Member of the Provisional Legislature of Oregon
- In office 1847–1849
- Succeeded by: position dissolved
- Constituency: Clackamas District

Member of the Oregon House of Representatives
- In office 1860–1862
- Constituency: Yamhill County

Personal details
- Born: June 24, 1819 Orange County, New York, US
- Died: December 26, 1891 (aged 72) Dayton, Oregon, US
- Party: Republican
- Spouse(s): Adalene Brown (1843–1879) Eunice Burrows (1880–1893)

= Medorem Crawford =

Oregon politician (1819–1891)

Medorem Crawford (June 24, 1819 – December 26, 1891) was an American soldier and politician in what became the state of Oregon. A native of the state of New York, he emigrated to the Oregon Country in 1842 where he participated in the Champoeg Meetings and served in the resulting Provisional Government of Oregon as a legislator. A Republican, he later served in the Oregon House of Representatives after statehood and was appointed to several federal government offices. During the American Civil War he escorted emigrants over the Oregon Trail.

==Early life==
Medorem Crawford was born in Orange County, New York, on June 24, 1819, to S. G. Crawford. He was sent to apprentice as a farmer at age 13 to a farm in Seneca County where he remained until age 16. Crawford then settled in Havana in Schuyler County and lived there until 1842. On March 17, 1842, he began his journey to the Oregon Country with stops in Pittsburgh, Pennsylvania, Cincinnati, Ohio, and St. Louis, Missouri, before reaching Independence, Missouri, and the start of the Oregon Trail.

==Oregon==
Crawford crossed the Great Plains with the Elijah White wagon train and arrived in the Willamette Valley in late 1842. He first settled in Salem where he taught at the Methodist Mission’s school for nine months. In 1843, he married Adalene Brown, whom he met on the trip to Oregon. They had five children; Medorem, Jr., Mary, Henrietta, John, and Frederick. Medorem, Jr. was the first white American male born on the west side of the Willamette River when delivered in January 1844.
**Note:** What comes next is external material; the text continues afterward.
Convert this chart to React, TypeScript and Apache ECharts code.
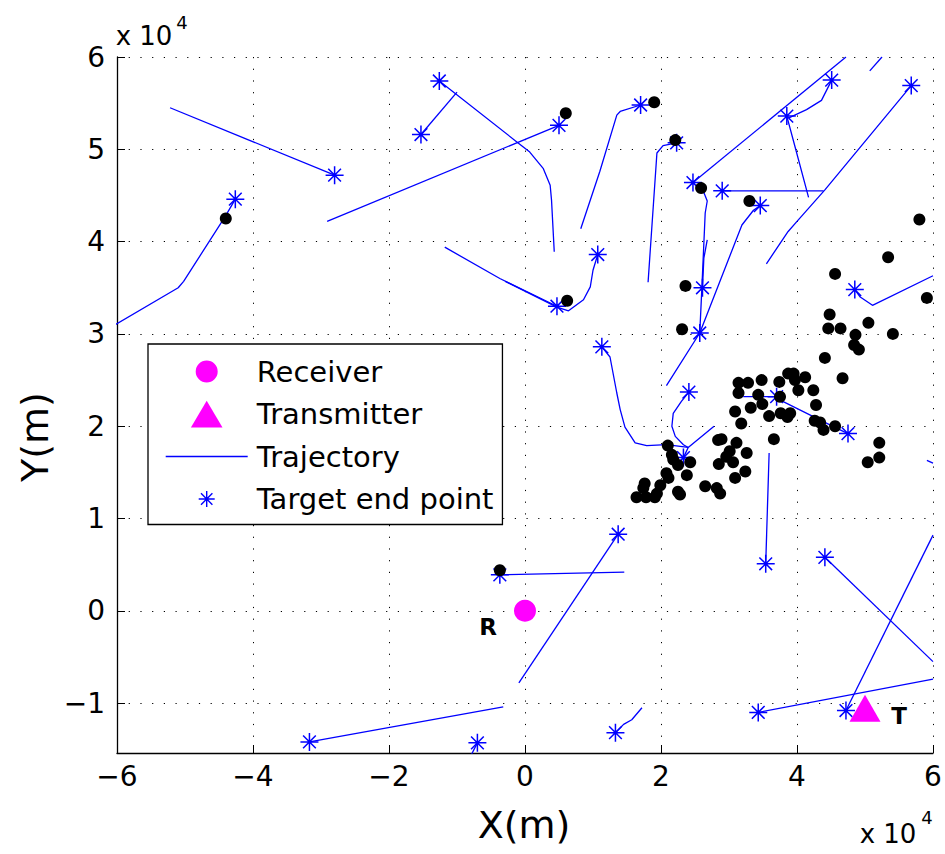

Also in 1843 he bought part of James A. O'Neil’s land claim at Wheatland downriver from Salem. The Crawford family remained on the farm there until the fall of the next year. Crawford moved to Oregon City in April 1845 where he worked portaging goods around Willamette Falls for seven years. He moved to a farm on Joe McLoughlin’s old land claim at the mouth of the Yamhill River in 1852 and filed and received a Donation Land Claim on the property. Crawford retained his farm near Dayton in Yamhill County until his death.

In 1861, he returned to New York to visit his father, and on his way back to Oregon was pressed into service by the United States Army to assist Captain William Murray Maynadier in escorting emigrants to Oregon over the Oregon Trail. Crawford returned to the east in 1862 and received a commission from President Abraham Lincoln of captain. Assigned as an assistant quartermaster, he organized a 100-man unit under orders to protect emigrants over the Great Plains. Upon completion of the task that year, the unit disbanded in October at Walla Walla in the Washington Territory. Crawford did this one final time in 1863.

Crawford resigned from the Army after the last escort and received appointment by the President as collector of internal revenue for Oregon. He served in that office from 1864 until 1869. President Ulysses S. Grant appointed him as Portland’s appraiser of merchandise in 1871, where he remained until 1876.

==Political career==
In early 1843, Crawford attended the Champoeg Meetings that were held to determine if Euro-American settlers wanted to form a government. On May 2, 1843, a vote was held creating the Provisional Government of Oregon, with Crawford voting for the creation of the government. In 1847, he was elected to the Provisional Legislature to represent the Clackamas District. He returned for the next session, held from 1848 to 1849, the final session of the Provisional Government.

The United States created the Oregon Territory in 1848, displacing the Provisional Government. In 1859, Oregon became the 33rd state of the Union. In 1860, Crawford was elected as a Republican to serve Yamhill County in the Oregon House of Representatives, his last elected office. While in the legislature he helped elect Edward Dickinson Baker to the United States Senate.

==Later years==
Crawford retired to his farm near Dayton in 1876. His wife died on May 20, 1879, and he remarried the next year to Mrs. Eunice Burrows. In 1862, son Medorem, Jr. (1844–1921) received appointment to West Point where he graduated in 1867. He worked his way up to brigadier general in the army and is buried at Arlington National Cemetery. Medorem, Jr.'s son, Army Colonel Lawrence Carter Crawford (1880–1949) is also buried here. Medorem, Sr. was involved with the Oregon Pioneer Association in retirement, serving as the organizations president from 1878 through 1881. Medorem Crawford died at his home near Dayton on December 26, 1891, at the age of 72.